In fact, popularly he has already been acclaimed as a martyr and a saint in El Salvador and throughout Latin America.  It is not uncommon to find his picture hanging in someone’s home, and I am not simply referring to Jesuit communities here, but devout Catholic families throughout El Salvador. Often the heading reads “Santo” (Saint) or “Martyr.”

When I attended a Jesuit ordination in Brazil I was shocked to find a picture of Romero with the caption San Romero de las Americas listed below.  At the time of Romero’s 30thanniversary I attended a mass in San Salvador where the presiding bishop used the term martyr to describe him, and his name headed the list of hundreds of men and women listed as martyrs on a placard of a base community from Chalatenango.

So, in this way he is a perfect example to provide a theological reason for naming him as martyr.  Finally, when I visited Jon Sobrino in his office at the UCA, I looked up and noticed that hanging above on the wall across from his desk were portraits of three of the cases I researched for my book, Jesuit Father Rutilio Grande, Oscar Romero, and Jesuit Father Ignacio Ellacuría. I don’t think it was unintentional that Archbishop Oscar Romero’s picture was in the center of the three.

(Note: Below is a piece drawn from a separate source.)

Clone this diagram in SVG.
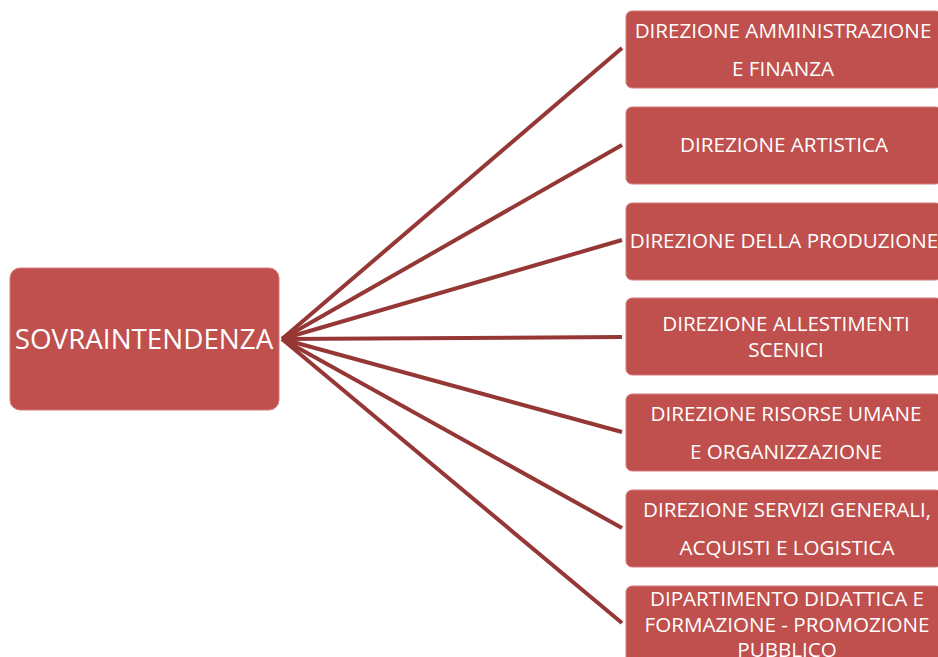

Can you say more about Pope Francis’ role in all of this?

I think Pope Francis lived through one of Argentina’s most difficult periods, especially when thinking of the relationship between church and state. As Jesuit provincial, he was forced to guide the Society of Jesus through an incredibly turbulent time during Argentina’s so-called dirty war. As a former provincial and a Jesuit, he was also no doubt privy to information about other countries, but certainly the atrocities of the killing of the Jesuits at the UCA in 1989 would have hit him close to his heart.

I also think that as bishop and later Archbishop of Buenos Aires he would have looked at the case of Archbishop Romero in a different light. I think that is the reason why a number of the barriers in the beatification process for Romero were lifted. And I think Pope Francis’ petition to theologians for providing a theological reason for declaring Romero as a martyr and eventually a saint is not an unintentional one.

Having been given access to the documents of Romero’s beatification process, it is clear that often Romero is simply named a martyr, but without significant theological reflection on what that means. In many ways, I thank Pope Francis for challenging theologians to provide an expanded definition for martyrdom so that we might account for the many Catholic Christian men and women who lay down their lives for their communities and their Church.

In accounting for the more prolific martyrs like Romero, the U.S. churchwomen, and more recently Sister Dorothy Stang, Archbishop Girardi and others, we might also account for those Christians who die more anonymous deaths.  My only hope is that in some small way this book not only brings awareness to these more prolific martyrs, but also to those more anonymous martyrs, while proposing an expanded definition in the line of Rahner, Metz, and Sobrino which our current pope invites.